The Skilled Migration Points Test has been restored to 65 points from 1 July, the level which was set in 2011. In 2012, the the level was reduced to 60 points.
The Minister for Home Affairs, Peter Dutton, said the changes would “enhance the integrity of Australia's skilled visa system and the quality of migrants coming to our country”.
Minister Dutton said the move was part of government policy to “put Australian workers first”. The skills test allows businesses to employ migrants who have the skills they need, when an Australian worker cannot be found for the position.
“Raising the points test mark will help to ensure we get migrants with valued skills and strong prospects for integration,” Minister Dutton said.
His words were echoed by the Minister for Citizenship and Multicultural Affairs, Alan Tudge, who wants to introduce special visas based on regional needs, such as the WA goldfields and the Queensland tourism industry.
The changes apply to three unsponsored permanent residence visas, Subclasses 189, 190, and 489.
The government is also considering a new program to help refugees with professional backgrounds pay for bridging courses, so they can requalify for jobs in Australia.

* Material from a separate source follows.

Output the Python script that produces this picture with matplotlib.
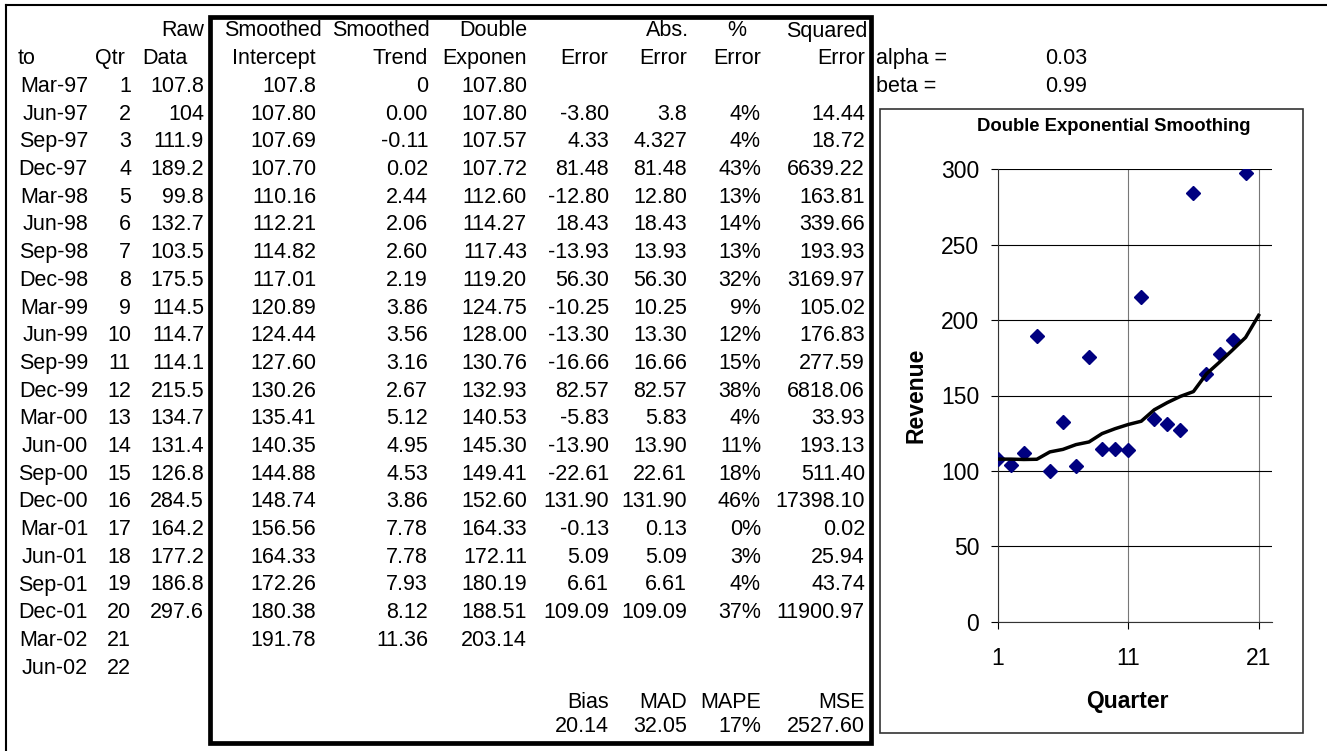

Assistant minister David Gillespie said the scheme would be similar to the Youth Jobs PaTH program, which helps jobseekers prepare for interviews, and rewards companies for hiring young workers.
Dr Gillespie said up to 30% of Australia's refugees come from highly-skilled professions and trades, but often have difficulty paying for bridging courses and professional certifications when they arrive.
Some government members are urging for changes to rural employment visas, to prevent migrants sponsored by regional employers leaving for the cities once their visa conditions have been met.